What You Need to Know
- After 14 years with LPL Financial, the head of National Sales and Consulting plans to retire next month.
- He describes top lessons learned from LPL CEOs Dan Arnold and Mark Casady, as well as Voya Financial CEO Rod Martin.
- The 32-year industry veteran discusses what he's enjoyed about his career and what lies ahead.
Kalbaugh won’t have one successor. Instead, LPL is having several executives take over his responsibilities, which are being incorporated into broader initiatives to support advisors and their growth strategies.
When he started at LPL in 2007, the firm had about 5,700 affiliated independent advisors. “We’re now at over 17,000. The expansion of that [advisor base] and the skill sets needed [to support it] are really important,” he said, adding that he believes LPL has the required executive talent in place and thus feels “pretty comfortable” about the timing of his departure.
Known for his friendly, supportive demeanor as an executive, Kalbaugh spoke recently with ThinkAdvisor about some of his career highlights, as well as the management skills and industry insights he’s learned from others.
This includes current LPL CEO & President Dan Arnold, the broker-dealer’s former leader Mark Casady (now with Vestigo Ventures and Lefteris Acquisition Corp.) and Voya Financial Chairman and CEO Rod Martin.
His ‘Nice Guy’ Reputation
When asked about his affable approach to business and working with others, Kalbaugh said he thinks he was “born with some of that personality, whether that’s my upbringing or whatever you want to call it.
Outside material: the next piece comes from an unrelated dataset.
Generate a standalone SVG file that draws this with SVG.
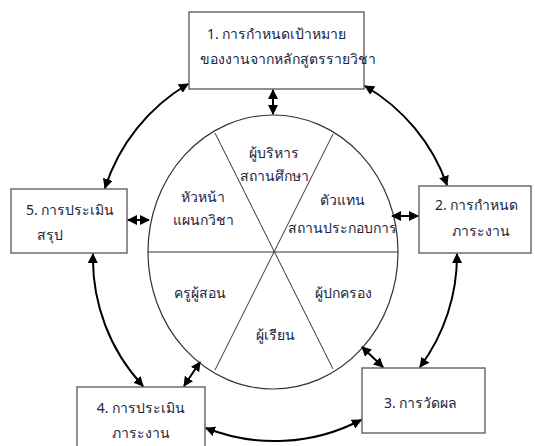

I like people, and I think most people want to help people.”
Before and during his time as CEO of the AIG-owned broker-dealer American General Securities (1995-2007), he saw “as an executive, you want to be viewed as a person that people trust. They need to know you genuinely care. … Once [people] know you care, then they generally tend to open up, and you can make some deposits into their personal banking account.”
That is helpful, Kalbaugh says, “because there are times that will require me to make a withdrawal. If I make a withdrawal while having made a bunch of deposits, that makes the withdrawal a little less painful.”
He says he learned about this dynamic from Voya’s Martin, who could speak easily and effectively to Wall Street analysts, and from former AIG CEO Hank Greenberg.
Martin’s most critical advice to him? “You need to [make deposits in others]. And the good part is that it’s free.”
While good leaders don’t always say yes to others, “they know you’re going to try. If I say, ‘I’m not doing this one,’ but … I’ve treated you fairly along the way, that’s usually easier [for them] to understand.”
As a leader, “You need to have that give and take, because it is not always an easy street. I want to make sure that I can get things done. And [this approach has] worked well. It’s who I am, but it’s also been a very conscious effort on my part.”
Reflecting on what is most influencing the financial services business, Kalbaugh points to “the velocity of change.”
“I’ve done this [work] now for 30-plus years. Look at where this industry went from — when I was a wire operator punching in trades to [be sent to] an exchange floor — to today, when our advisors can do this at a beach in Tahiti or elsewhere on a laptop. It’s a very different world,” he said.
At a leadership seminar he attended with LPL CEO Dan Arnold a few years ago, two things jumped out at him. “However fast you’re running now, run faster; [your current speed] ain’t fast enough,” Kalbaugh said.
Plus, “If anything, change will accelerate. So you’ve got to look at people and process and talent and systems,” he explained.
LPL, of course, isn’t immune to these trends. “It’s hard to stay a market leader. We’re trying to make sure we’ve got the best team on the field to create the best firm we can to help our advisors and institutions. It feels pretty good, actually,” he added.